The International Afghanistan Bonn Conference and an Unclear UK Strategy
The International Afghanistan Conference in Bonn, Germany was held this week. The conference, hosted by the Germans and chaired by the Afghans, served not only as an opportunity to reflect on the international community’s role in Afghanistan, but also as an opportunity for the international community to reinforce its views and commitment to the country. The ninety delegations and one thousand participants continued developing methods to ensure that the Afghan government is able to secure its people, future and security, and to help make certain Afghanistan never again becomes a safe haven for terrorists. Although the Bonn conference has brought Afghanistan back into the spotlight, it is important to note that the UK needs to discuss its future plans in Afghanistan more regularly and more transparently.
It is fair to concede that some individuals have tried to resurface the issues in Afghanistan. For example, Shadow Foreign Secretary Douglas Alexander appropriately labelled Afghanistan “Britain’s invisible conflict.” Not only has he reminded us that the last time the Prime Minister made a statement on the conflict was at the beginning of July, but he also reminded us that the Foreign Office did not even reveal the UK’s detailed position going into the Bonn conference. Furthermore, General James Bucknall also recently claimed that the UK has made “an investment in blood” and cannot simply turn its back on the conflict.

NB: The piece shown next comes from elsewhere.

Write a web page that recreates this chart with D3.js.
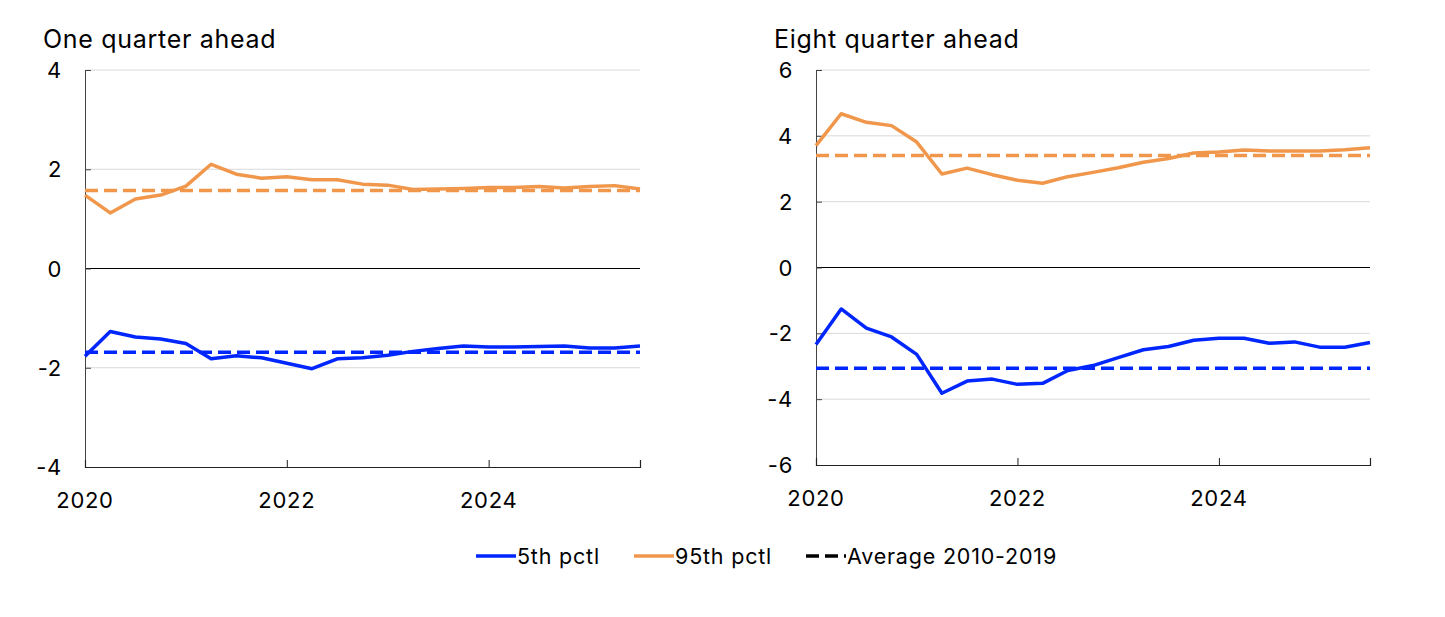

Unfortunately, the current UK government is not being clear enough in vocalizing its plans. In Hague’s speech at the conference he stated that the UK will “not abandon Afghanistan,” that “Afghanistan’s friends will continue to support her [Afghanistan],” that there is a “clear framework for cooperation between the Afghan Government and the international community.” However, the vagueness of these comments only reinforces the uncertainty surrounding the whole conflict.
Thus, it seems a necessary UK strategy to help end the conflict in Afghanistan has not yet been made clear. With estimates saying that £4.5bn is needed each year by 2020 for the country to sustain its current levels of development, and with broad speeches claiming that the UK will ‘be there for Afghanistan as its friend,’ a concrete way out seems to be out of reach at the moment.
Unfortunately, attacks today in Kabul have further hindered the possibility of a strong UK strategy in Afghanistan. President Hamid Karzai’s scheduled visit to the UK was cancelled because of a sectarian attack that took place today at a crowded Kabul shrine. In response to this the UK foreign secretary William Hague stated that the UK’s long term commitment to Afghanistan will ‘not be undermined by such acts of terrorism.’
Therefore, although the Bonn conference can be seen as a progressive step towards bettering Afghanistan’s security, no clear steps, particularly by the UK, have been made to assure us of a clear enough strategy going forward.